There is absolutely nothing complicated about classic dungeons… or raids for that matter, they are all basically “gear check”, there is no mechanics at all.
Kill order and positioning as well as the occasional crowd control are necessary in M+ at higher levels. Maybe not all the time, but at least they are part of it.
Crowd control was generally useful and in some cases near-mandatory depending on group comp and level differentials. In today’s WoW AoE burn it down mentality (and design) makes crowd control more of a rarity at best. It’s used, but it’s not really as make-or-break, and I wish it weren’t the case because crowd control and the like feel like they separate the wheat from the chaff.
Methodic pace was the name of the game. You didn’t blast through at high speed in most dungeons unless you outleveled or geared it to some extent. Each dungeon felt like an understaking, and even though that slowed the pace of gearing up, it made the dungeon itself feel more like an adventure. Current dungeons feel like something that I simply tick the boxes for a loot pinata.
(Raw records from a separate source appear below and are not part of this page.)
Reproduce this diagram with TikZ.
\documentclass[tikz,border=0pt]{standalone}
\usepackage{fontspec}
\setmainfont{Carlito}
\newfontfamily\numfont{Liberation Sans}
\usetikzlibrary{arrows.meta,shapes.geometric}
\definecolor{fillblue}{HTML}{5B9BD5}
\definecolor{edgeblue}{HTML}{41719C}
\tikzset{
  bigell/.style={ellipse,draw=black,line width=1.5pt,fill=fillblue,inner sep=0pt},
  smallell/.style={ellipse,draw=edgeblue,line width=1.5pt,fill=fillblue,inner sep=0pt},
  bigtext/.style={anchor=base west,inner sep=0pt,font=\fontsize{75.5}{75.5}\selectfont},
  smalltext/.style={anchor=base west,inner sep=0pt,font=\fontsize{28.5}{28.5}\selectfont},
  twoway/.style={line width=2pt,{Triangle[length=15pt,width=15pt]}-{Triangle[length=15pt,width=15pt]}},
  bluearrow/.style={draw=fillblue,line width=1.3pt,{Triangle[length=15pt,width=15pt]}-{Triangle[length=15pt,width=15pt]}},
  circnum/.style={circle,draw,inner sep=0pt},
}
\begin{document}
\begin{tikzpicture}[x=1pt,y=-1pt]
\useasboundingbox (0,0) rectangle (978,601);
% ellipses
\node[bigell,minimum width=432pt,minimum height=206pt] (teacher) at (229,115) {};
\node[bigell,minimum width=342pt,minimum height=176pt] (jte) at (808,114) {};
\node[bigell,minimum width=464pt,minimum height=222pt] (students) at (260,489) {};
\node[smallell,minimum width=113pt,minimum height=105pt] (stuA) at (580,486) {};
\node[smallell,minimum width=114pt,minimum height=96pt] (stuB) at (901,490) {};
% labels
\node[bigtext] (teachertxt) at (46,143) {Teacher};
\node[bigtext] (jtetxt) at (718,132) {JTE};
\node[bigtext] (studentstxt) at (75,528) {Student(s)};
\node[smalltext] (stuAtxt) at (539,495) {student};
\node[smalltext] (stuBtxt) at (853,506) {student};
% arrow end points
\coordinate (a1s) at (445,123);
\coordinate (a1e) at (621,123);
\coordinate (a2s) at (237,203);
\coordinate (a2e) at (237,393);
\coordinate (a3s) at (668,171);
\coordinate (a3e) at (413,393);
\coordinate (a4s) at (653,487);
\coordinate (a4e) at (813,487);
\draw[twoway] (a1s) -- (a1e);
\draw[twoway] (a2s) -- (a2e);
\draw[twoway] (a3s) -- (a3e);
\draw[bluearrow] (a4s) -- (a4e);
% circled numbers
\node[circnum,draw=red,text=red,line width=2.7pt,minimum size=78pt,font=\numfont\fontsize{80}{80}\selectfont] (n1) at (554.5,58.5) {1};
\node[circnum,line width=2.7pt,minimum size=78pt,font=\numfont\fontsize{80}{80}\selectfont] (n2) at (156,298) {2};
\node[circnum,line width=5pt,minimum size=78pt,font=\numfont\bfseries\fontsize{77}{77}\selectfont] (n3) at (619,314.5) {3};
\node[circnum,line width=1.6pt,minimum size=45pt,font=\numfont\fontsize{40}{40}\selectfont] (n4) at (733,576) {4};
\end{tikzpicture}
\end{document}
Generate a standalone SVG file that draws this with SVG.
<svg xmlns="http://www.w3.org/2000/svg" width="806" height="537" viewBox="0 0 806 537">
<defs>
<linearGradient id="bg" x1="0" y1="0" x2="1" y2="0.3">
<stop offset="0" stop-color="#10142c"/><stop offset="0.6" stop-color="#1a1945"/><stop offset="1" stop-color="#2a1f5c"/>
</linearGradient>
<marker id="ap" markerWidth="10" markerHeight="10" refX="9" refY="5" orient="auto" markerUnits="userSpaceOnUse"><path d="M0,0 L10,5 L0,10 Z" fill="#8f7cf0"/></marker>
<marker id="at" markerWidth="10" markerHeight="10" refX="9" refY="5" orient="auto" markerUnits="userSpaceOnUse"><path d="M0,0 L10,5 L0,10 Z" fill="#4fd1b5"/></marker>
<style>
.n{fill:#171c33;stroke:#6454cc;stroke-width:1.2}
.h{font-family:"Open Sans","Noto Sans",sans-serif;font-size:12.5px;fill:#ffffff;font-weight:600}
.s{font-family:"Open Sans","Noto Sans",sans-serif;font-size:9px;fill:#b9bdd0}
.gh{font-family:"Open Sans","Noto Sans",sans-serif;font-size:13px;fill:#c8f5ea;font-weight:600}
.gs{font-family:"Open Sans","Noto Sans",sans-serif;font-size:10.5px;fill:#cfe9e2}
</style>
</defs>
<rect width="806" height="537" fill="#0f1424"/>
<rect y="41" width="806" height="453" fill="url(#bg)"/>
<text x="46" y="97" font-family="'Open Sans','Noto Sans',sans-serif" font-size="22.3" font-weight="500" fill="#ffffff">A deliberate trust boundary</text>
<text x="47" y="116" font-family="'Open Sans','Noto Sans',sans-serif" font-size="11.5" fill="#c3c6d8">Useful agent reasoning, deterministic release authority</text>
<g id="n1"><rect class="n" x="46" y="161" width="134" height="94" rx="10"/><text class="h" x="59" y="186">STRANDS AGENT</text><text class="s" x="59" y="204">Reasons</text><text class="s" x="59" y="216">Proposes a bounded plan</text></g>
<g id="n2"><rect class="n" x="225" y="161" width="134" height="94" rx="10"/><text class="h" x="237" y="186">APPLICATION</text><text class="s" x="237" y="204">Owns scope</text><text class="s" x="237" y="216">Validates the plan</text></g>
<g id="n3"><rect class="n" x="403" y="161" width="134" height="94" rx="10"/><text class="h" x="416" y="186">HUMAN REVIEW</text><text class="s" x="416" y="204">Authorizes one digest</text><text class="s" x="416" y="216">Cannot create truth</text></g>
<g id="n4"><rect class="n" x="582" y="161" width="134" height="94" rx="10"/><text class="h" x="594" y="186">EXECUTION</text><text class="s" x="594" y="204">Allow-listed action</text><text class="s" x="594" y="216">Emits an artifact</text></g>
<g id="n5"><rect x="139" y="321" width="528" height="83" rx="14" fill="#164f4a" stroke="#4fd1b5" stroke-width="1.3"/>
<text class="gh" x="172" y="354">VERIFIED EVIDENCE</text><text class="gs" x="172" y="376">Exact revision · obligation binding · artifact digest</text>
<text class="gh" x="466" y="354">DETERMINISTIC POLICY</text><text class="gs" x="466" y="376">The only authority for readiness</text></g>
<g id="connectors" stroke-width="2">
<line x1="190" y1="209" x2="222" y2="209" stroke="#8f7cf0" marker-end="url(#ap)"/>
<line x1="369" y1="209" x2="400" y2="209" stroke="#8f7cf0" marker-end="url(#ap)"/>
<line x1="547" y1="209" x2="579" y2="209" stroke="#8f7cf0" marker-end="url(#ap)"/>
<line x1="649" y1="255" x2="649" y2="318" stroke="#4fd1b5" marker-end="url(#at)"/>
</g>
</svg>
Relevance of threat, patrols, and adds, was a thing. The threat based tanking might not be everyones cup of tea, and that’s OK, but to me that matters. Yes, it might be 15-20 seconds of letting the tank beat stuff before I start, but it could be punishing if you didn’t. It meant that there were rules to be respected, and the world felt like you were it’s play thing if you weren’t careful. Patrols could ruin your day if you weren’t attentive, and adds were something that you did everything you could to avoid.
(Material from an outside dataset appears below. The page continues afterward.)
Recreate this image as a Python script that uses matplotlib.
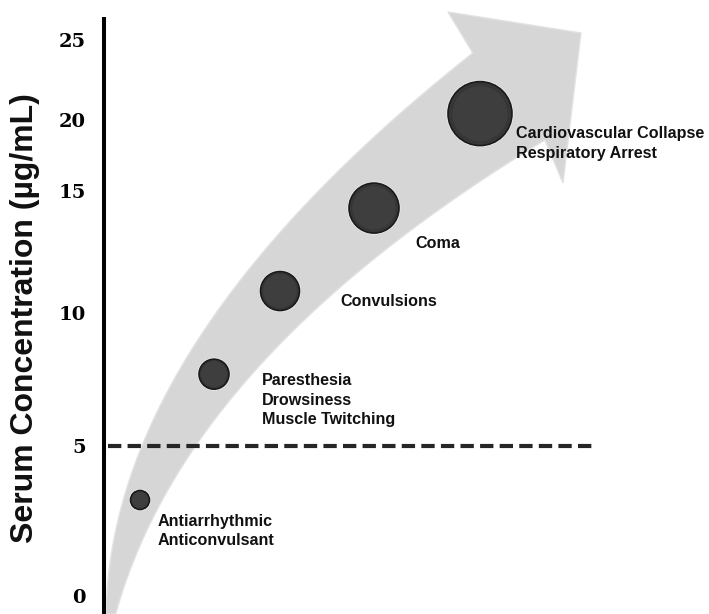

Time commitment mattered. There wasn’t really this sense that a 15-20 minute run was the normal expectation. We all have responsibilities, of course, so three hour dungeons aren’t necessarily ideal. At the same time, a dungeon just doesn’t feel “substantial” when the play style is “burn through it so I can leave in 15 minutes”.
Atmosphere of a dungeon was more of a dungeon “crawl” as one person said. This meant that, for me, it felt like we were penetrating the depths of an enemy bastion or lair. By contrast, most modern dungeons burn by so fast that it doesn’t “feel” like anything but a race to the loot.
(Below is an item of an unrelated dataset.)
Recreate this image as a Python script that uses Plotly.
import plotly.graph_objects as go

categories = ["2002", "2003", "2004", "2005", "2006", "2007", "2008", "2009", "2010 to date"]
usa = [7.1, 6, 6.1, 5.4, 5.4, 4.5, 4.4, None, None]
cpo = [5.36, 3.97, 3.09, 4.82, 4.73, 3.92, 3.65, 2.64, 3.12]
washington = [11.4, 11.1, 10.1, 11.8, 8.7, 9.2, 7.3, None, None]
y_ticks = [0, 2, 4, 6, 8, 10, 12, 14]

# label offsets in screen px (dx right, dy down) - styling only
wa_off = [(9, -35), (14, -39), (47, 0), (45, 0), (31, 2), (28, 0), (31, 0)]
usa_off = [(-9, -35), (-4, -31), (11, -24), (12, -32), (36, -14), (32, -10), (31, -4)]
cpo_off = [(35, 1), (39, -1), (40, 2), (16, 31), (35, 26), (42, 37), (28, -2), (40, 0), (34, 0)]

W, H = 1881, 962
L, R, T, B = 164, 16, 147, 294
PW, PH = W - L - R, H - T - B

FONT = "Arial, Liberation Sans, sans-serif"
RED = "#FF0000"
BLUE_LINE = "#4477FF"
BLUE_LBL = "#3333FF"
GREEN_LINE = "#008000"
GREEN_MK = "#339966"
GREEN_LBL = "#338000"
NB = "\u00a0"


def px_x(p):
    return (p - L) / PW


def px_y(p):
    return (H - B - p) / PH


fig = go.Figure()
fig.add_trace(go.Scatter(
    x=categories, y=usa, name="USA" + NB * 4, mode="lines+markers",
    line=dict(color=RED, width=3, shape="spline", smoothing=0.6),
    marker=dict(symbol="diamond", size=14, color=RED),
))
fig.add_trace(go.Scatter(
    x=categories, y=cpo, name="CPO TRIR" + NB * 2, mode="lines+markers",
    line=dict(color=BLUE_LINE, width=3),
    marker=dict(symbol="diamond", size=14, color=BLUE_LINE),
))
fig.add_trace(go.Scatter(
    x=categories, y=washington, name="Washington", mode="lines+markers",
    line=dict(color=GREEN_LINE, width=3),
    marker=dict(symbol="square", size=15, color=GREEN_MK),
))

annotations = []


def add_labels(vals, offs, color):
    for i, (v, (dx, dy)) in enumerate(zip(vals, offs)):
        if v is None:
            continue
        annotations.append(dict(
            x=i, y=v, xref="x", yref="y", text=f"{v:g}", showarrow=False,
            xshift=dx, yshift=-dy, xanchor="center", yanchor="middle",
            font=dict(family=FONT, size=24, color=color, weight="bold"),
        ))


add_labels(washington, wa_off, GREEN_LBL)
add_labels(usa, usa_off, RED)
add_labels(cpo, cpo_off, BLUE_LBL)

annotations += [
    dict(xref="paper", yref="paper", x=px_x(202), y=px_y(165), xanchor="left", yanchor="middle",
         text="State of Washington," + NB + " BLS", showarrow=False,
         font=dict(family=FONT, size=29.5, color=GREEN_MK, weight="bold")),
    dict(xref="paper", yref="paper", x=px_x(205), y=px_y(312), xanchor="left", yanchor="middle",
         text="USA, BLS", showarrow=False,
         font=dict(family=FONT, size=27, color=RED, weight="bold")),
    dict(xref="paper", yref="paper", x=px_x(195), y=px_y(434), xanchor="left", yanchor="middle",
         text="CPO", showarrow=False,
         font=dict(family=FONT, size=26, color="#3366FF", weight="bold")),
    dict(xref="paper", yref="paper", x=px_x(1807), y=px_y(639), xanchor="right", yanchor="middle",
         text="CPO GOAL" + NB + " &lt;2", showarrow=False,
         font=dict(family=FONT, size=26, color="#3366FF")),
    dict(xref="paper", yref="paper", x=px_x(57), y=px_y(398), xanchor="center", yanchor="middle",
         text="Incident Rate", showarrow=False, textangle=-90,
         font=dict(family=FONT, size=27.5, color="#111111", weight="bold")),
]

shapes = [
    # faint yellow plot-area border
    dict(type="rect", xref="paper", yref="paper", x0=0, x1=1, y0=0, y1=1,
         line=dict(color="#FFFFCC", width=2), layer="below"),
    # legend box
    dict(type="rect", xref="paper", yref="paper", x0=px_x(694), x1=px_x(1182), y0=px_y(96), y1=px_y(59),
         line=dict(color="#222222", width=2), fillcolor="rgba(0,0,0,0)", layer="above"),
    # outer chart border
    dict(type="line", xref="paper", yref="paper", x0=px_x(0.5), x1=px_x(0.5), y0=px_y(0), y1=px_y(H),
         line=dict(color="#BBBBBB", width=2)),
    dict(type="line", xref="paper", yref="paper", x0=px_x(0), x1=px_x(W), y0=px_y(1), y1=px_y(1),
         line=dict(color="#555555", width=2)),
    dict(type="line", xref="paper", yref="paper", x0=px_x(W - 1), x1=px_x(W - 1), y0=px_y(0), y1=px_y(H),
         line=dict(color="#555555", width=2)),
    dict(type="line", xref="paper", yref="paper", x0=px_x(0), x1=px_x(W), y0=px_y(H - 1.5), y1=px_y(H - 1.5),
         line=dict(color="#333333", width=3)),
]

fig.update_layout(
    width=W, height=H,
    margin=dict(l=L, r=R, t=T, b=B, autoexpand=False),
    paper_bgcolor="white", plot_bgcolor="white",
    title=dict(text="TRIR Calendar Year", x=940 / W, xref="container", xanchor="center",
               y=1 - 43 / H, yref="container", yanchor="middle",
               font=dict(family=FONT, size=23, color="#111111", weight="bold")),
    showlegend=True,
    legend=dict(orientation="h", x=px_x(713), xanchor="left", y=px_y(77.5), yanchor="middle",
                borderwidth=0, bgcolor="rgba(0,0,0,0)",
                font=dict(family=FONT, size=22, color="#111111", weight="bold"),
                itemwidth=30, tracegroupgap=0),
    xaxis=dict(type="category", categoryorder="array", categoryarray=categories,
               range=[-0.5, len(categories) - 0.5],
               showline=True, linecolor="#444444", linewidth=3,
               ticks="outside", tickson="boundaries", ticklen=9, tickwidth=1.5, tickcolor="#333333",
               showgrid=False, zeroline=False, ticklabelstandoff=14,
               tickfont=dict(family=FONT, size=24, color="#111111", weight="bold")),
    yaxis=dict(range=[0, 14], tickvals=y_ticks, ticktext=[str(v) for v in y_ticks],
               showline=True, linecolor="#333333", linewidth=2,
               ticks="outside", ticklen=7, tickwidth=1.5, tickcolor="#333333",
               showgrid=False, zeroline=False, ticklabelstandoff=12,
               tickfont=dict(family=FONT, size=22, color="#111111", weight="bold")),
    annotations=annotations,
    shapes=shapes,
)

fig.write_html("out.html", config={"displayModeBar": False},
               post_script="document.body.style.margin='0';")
Personal responsibility mattered a lot. It might have been annoying to have mobs you have to interrupt in every dungeon, and it might be annoying to have to babysit a crowd controlled mob while also pulling your weight, but it was important. It was important because not doing so could lead to a wipe. It might have felt boring or tedious to some people, but it meant that your job had actual value beyond faceless damage.